At the time of injection, Case was a 37-year-old self-employed cable worker (heavy manual labor) with a 6-year history of recalcitrant bilateral Carpal Tunnel Syndrome, exacerbated 6 months prior to his first visit with us. He wore night splints for 6 months but became less effective. He also tried chiropractic treatment without success.
We did a triple-blind study (neither Dr. A, nor the patient, nor Dr. Savage, who did the EMG/NCS) knew which treatment Case received in which carpal tunnel. One side got PRP around the nerve and another got Normal Saline. He did nerve and tendon glides post-injection. We followed him with the Boston Carpal Tunnel Questionnaire (a clinical outcomes measure), Ultrasound (for the anatomy of the nerve), and EMG/NCS (measures nerve function) out to one year.
At 6 months, we unblinded the study and found that the PRP side had almost no pain. We then injected the NS side with PRP and had a significant reduction in pain. By 12 months, the initial PRP side had absolutely no pain.
Symptom severity is a subset of the Boston Carpal Tunnel Questionnaire.
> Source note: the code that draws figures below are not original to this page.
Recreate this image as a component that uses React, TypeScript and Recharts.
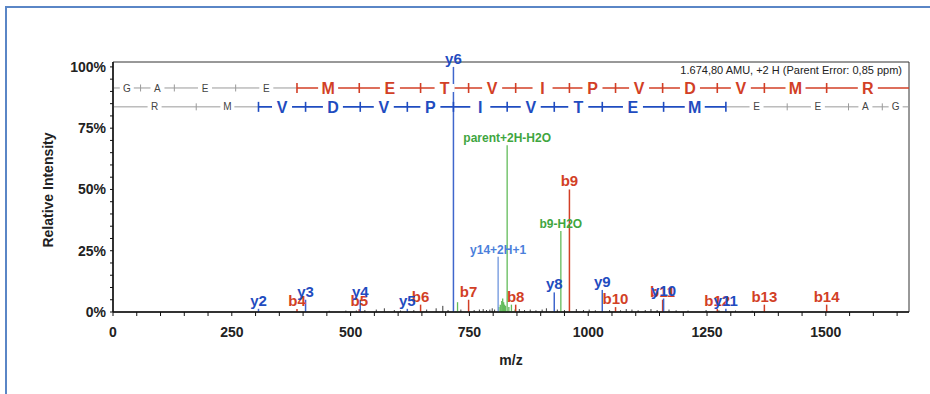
import React from "react";
import {
  ComposedChart,
  Scatter,
  XAxis,
  YAxis,
  ErrorBar,
  ReferenceArea,
  ReferenceLine,
} from "recharts";

const X_MAX = 1675;
const Y_MAX = 102;

const X_LABELS = [0, 250, 500, 750, 1000, 1250, 1500];
const Y_LABELS = [0, 25, 50, 75, 100];

// peptide read left to right for b ions, reversed for y ions
const B_SEQ = ["G", "A", "E", "E", "M", "E", "T", "V", "I", "P", "V", "D", "V", "M", "R"];
const B_IONS = [58.03, 129.07, 258.11, 387.15, 518.19, 647.24, 748.28, 847.35, 960.44, 1057.49, 1156.56, 1271.59, 1370.66, 1501.7];
const Y_SEQ = ["R", "M", "V", "D", "V", "P", "I", "V", "T", "E", "M", "E", "E", "A", "G"];
const Y_IONS = [175.12, 306.16, 405.23, 520.26, 619.33, 716.38, 829.46, 928.53, 1029.58, 1158.62, 1289.66, 1418.7, 1547.75, 1618.78];

// matched b ions from b4 on, y ions from y2 to y11
const B_FIRST = 3;
const Y_FIRST = 1;
const Y_LAST = 10;
const B_LEVEL = 91.4;
const Y_LEVEL = 83.7;

const B_LABELS = ["b4", "b5", "b6", "b7", "b8", "b9", "b10", "b11", "b12", "b13", "b14"];
const B_MZ = [387.15, 518.19, 647.24, 748.28, 847.35, 960.44, 1057.49, 1156.56, 1271.59, 1370.66, 1501.7];
const B_INT = [1.2, 1.2, 3, 5, 3, 50, 2, 5, 1.2, 3, 3];

const Y_ION_LABELS = ["y2", "y3", "y4", "y5", "y6", "y8", "y9", "y10", "y11"];
const Y_MZ = [306.16, 405.23, 520.26, 619.33, 716.38, 928.53, 1029.58, 1158.62, 1289.66];
const Y_INT = [1.3, 5, 5, 1.3, 100, 8, 9, 5.5, 1.3];

const NL_LABELS = ["parent+2H-H2O", "b9-H2O"];
const NL_MZ = [829.4, 942.4];
const NL_INT = [68, 33];

const Y14_LABELS = ["y14+2H+1"];
const Y14_MZ = [810.4];
const Y14_INT = [22.5];

const NOISE_MZ = [455, 490, 512, 530, 554, 571, 592, 605, 633, 660, 680, 694, 705, 732, 760, 771, 779, 786, 793, 798, 803, 855, 866, 878, 890, 903, 912, 935, 950, 975, 990, 1002, 1015, 1045, 1068, 1080, 1092, 1105, 1120, 1132, 1145, 1170, 1185, 1210, 1248, 1275, 1310, 1345];
const NOISE_INT = [0.5, 0.6, 0.6, 0.8, 1, 1.5, 0.8, 0.6, 0.8, 1, 1.5, 2.5, 0.8, 1, 0.8, 1, 1.2, 0.8, 1, 1.5, 1, 1.2, 0.8, 1, 0.7, 1, 1.5, 1, 0.8, 1.2, 0.8, 1, 0.7, 0.8, 0.7, 1.2, 1, 0.7, 0.8, 1.2, 0.8, 1, 0.7, 0.6, 0.8, 0.7, 0.6, 0.5];

const GREEN_NOISE_MZ = [725, 812, 815, 818, 820, 822, 824, 826, 833, 838.4, 846];
const GREEN_NOISE_INT = [4, 2, 3, 4.5, 5.5, 4, 3, 2.5, 2, 3, 1];

const RED = "#d23f26";
const BLUE = "#1f4cc0";
const BLUE_LINE = "#3f66cc";
const LIGHT_BLUE = "#4b7fdb";
const GREEN = "#3fa63f";
const GREEN_LINE = "#62bb5a";
const GRAY = "#9a9a9a";
const FONT = "'Liberation Sans', Arial, sans-serif";

const peaks = (mz: number[], int: number[], labels?: string[]) =>
  mz.map((m, i) => ({ mz: m, v: int[i], label: labels ? labels[i] : "", err: [int[i], 0] }));

const bPeaks = peaks(B_MZ, B_INT, B_LABELS);
const yPeaks = peaks(Y_MZ, Y_INT, Y_ION_LABELS);
const nlPeaks = peaks(NL_MZ, NL_INT, NL_LABELS);
const y14Peaks = peaks(Y14_MZ, Y14_INT, Y14_LABELS);
const noise = peaks(NOISE_MZ, NOISE_INT);
const greenNoise = peaks(GREEN_NOISE_MZ, GREEN_NOISE_INT);

const bBounds = [0, ...B_IONS, X_MAX];
const yBounds = [0, ...Y_IONS, X_MAX];
const seqLetters = [
  ...B_SEQ.map((res, i) => ({
    mz: (bBounds[i] + bBounds[i + 1]) / 2,
    v: B_LEVEL,
    res,
    color: i > B_FIRST ? RED : "",
  })),
  ...Y_SEQ.map((res, i) => ({
    mz: (yBounds[i] + yBounds[i + 1]) / 2,
    v: Y_LEVEL,
    res,
    color: i > Y_FIRST && i <= Y_LAST ? BLUE : "",
  })),
];
const seqTicks = [
  ...B_IONS.map((mz, i) => ({ mz, v: B_LEVEL, color: i >= B_FIRST ? RED : "" })),
  ...Y_IONS.map((mz, i) => ({ mz, v: Y_LEVEL, color: i >= Y_FIRST && i <= Y_LAST ? BLUE : "" })),
];

const X_TICKS = Array.from({ length: 34 }, (_, i) => i * 50);
const Y_TICKS = Array.from({ length: 21 }, (_, i) => i * 5);

function XTick({ x, y, payload }: any) {
  if (!X_LABELS.includes(payload.value)) return <g />;
  return (
    <text x={x} y={y} dy={19} textAnchor="middle" fontFamily={FONT} fontWeight="bold" fontSize={14} fill="#222">
      {payload.value}
    </text>
  );
}

function YTick({ x, y, payload }: any) {
  if (!Y_LABELS.includes(payload.value)) return <g />;
  return (
    <text x={x - 2} y={y} dy={5} textAnchor="end" fontFamily={FONT} fontWeight="bold" fontSize={14} fill="#222">
      {payload.value}%
    </text>
  );
}

const peakLabel = (color: string, size: number) => (props: any) => {
  const { cx, cy, payload } = props;
  if (!payload.label) return <g />;
  return (
    <text x={cx} y={cy - 3} textAnchor="middle" fontFamily={FONT} fontWeight="bold" fontSize={size} fill={color}>
      {payload.label}
    </text>
  );
};

function LetterShape(props: any) {
  const { cx, cy, payload } = props;
  const on = payload.color !== "";
  const size = on ? 16 : 10;
  const w = on ? 16 : 10;
  return (
    <g>
      <rect x={cx - w / 2 - 2} y={cy - 4} width={w + 4} height={8} fill="#fff" />
      <text
        x={cx}
        y={cy}
        dy={size * 0.36}
        textAnchor="middle"
        fontFamily={FONT}
        fontWeight={on ? "bold" : "normal"}
        fontSize={size}
        fill={on ? payload.color : "#444"}
      >
        {payload.res}
      </text>
    </g>
  );
}

function TickShape(props: any) {
  const { cx, cy, payload } = props;
  const on = payload.color !== "";
  const h = on ? 5 : 3.5;
  return <line x1={cx} x2={cx} y1={cy - h} y2={cy + h} stroke={on ? payload.color : GRAY} strokeWidth={on ? 1.6 : 1} />;
}

const empty = () => <g />;

export default function App() {
  return (
    <div style={{ position: "absolute", left: 0, top: 0, width: 930, height: 394, background: "#fff", overflow: "hidden" }}>
      <div
        style={{
          position: "absolute",
          left: 5,
          top: 6,
          width: 940,
          height: 400,
          borderLeft: "2px solid #5a86c6",
          borderTop: "2px solid #5a86c6",
        }}
      />
      <ComposedChart width={930} height={394} margin={{ top: 62, right: 21, bottom: 52, left: 53 }}>
        <XAxis
          type="number"
          dataKey="mz"
          domain={[0, X_MAX]}
          ticks={X_TICKS}
          interval={0}
          height={30}
          tickSize={4}
          tick={<XTick />}
          axisLine={{ stroke: "#111", strokeWidth: 1.5 }}
          tickLine={{ stroke: "#111" }}
        />
        <YAxis
          type="number"
          dataKey="v"
          domain={[0, Y_MAX]}
          ticks={Y_TICKS}
          interval={0}
          width={60}
          tickSize={3}
          tick={<YTick />}
          axisLine={{ stroke: "#111", strokeWidth: 1.5 }}
          tickLine={{ stroke: "#111" }}
        />
        <ReferenceArea x1={0} x2={X_MAX} y1={0} y2={Y_MAX} fill="none" stroke="#333" strokeWidth={1} ifOverflow="visible" />

        <ReferenceLine segment={[{ x: 0, y: B_LEVEL }, { x: B_IONS[B_FIRST], y: B_LEVEL }]} stroke={GRAY} ifOverflow="visible" />
        <ReferenceLine segment={[{ x: B_IONS[B_FIRST], y: B_LEVEL }, { x: X_MAX, y: B_LEVEL }]} stroke={RED} strokeWidth={1.6} ifOverflow="visible" />
        <ReferenceLine segment={[{ x: 0, y: Y_LEVEL }, { x: Y_IONS[Y_FIRST], y: Y_LEVEL }]} stroke={GRAY} ifOverflow="visible" />
        <ReferenceLine segment={[{ x: Y_IONS[Y_FIRST], y: Y_LEVEL }, { x: Y_IONS[Y_LAST], y: Y_LEVEL }]} stroke={BLUE} strokeWidth={1.6} ifOverflow="visible" />
        <ReferenceLine segment={[{ x: Y_IONS[Y_LAST], y: Y_LEVEL }, { x: X_MAX, y: Y_LEVEL }]} stroke={GRAY} ifOverflow="visible" />

        <Scatter data={seqTicks} shape={TickShape} isAnimationActive={false} />
        <Scatter data={seqLetters} shape={LetterShape} isAnimationActive={false} />

        <Scatter data={noise} shape={empty} isAnimationActive={false}>
          <ErrorBar dataKey="err" direction="y" width={0} stroke="#3a3a3a" strokeWidth={1} />
        </Scatter>
        <Scatter data={greenNoise} shape={empty} isAnimationActive={false}>
          <ErrorBar dataKey="err" direction="y" width={0} stroke={GREEN_LINE} strokeWidth={1.3} />
        </Scatter>
        <Scatter data={y14Peaks} shape={peakLabel(LIGHT_BLUE, 12)} isAnimationActive={false}>
          <ErrorBar dataKey="err" direction="y" width={0} stroke="#6f95de" strokeWidth={1.3} />
        </Scatter>
        <Scatter data={nlPeaks} shape={peakLabel(GREEN, 12)} isAnimationActive={false}>
          <ErrorBar dataKey="err" direction="y" width={0} stroke={GREEN_LINE} strokeWidth={1.3} />
        </Scatter>
        <Scatter data={bPeaks} shape={peakLabel(RED, 15)} isAnimationActive={false}>
          <ErrorBar dataKey="err" direction="y" width={0} stroke={RED} strokeWidth={1.5} />
        </Scatter>
        <Scatter data={yPeaks} shape={peakLabel(BLUE, 15)} isAnimationActive={false}>
          <ErrorBar dataKey="err" direction="y" width={0} stroke={BLUE_LINE} strokeWidth={1.5} />
        </Scatter>
      </ComposedChart>
      <div
        style={{
          position: "absolute",
          right: 28,
          top: 64,
          fontFamily: FONT,
          fontSize: 11,
          color: "#222",
          whiteSpace: "nowrap",
        }}
      >
        1.674,80 AMU, +2 H (Parent Error: 0,85 ppm)
      </div>
      <div
        style={{
          position: "absolute",
          left: 48,
          top: 190,
          transform: "translate(-50%, -50%) rotate(-90deg)",
          fontFamily: FONT,
          fontWeight: "bold",
          fontSize: 14,
          color: "#222",
          whiteSpace: "nowrap",
        }}
      >
        Relative Intensity
      </div>
      <div
        style={{
          position: "absolute",
          left: 511,
          top: 360,
          transform: "translate(-50%, -50%)",
          fontFamily: FONT,
          fontWeight: "bold",
          fontSize: 14,
          color: "#222",
        }}
      >
        m/z
      </div>
    </div>
  );
}
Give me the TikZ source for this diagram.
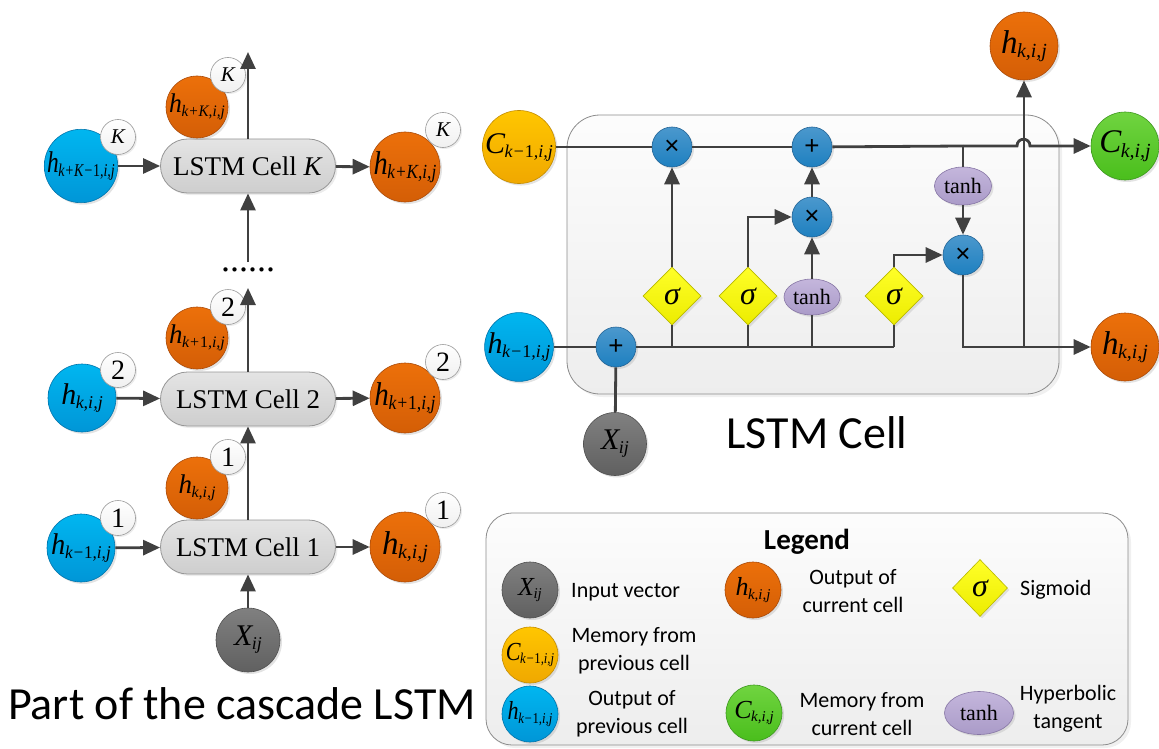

The initial PRP side had almost no symptoms at 6 months and none at 12 months. The initial NS side (followed by PRP at 6 months) was approaching no symptoms 6 months after the PRP injection. Similar to the initial PRP side. More importantly, when compared to surgical outcomes, at 12 months, the initial PRP side had as good or better results than surgery!
Functional status had similar findings. There were only minimal symptoms by 12 months on both sides. This is better than the surgical outcomes.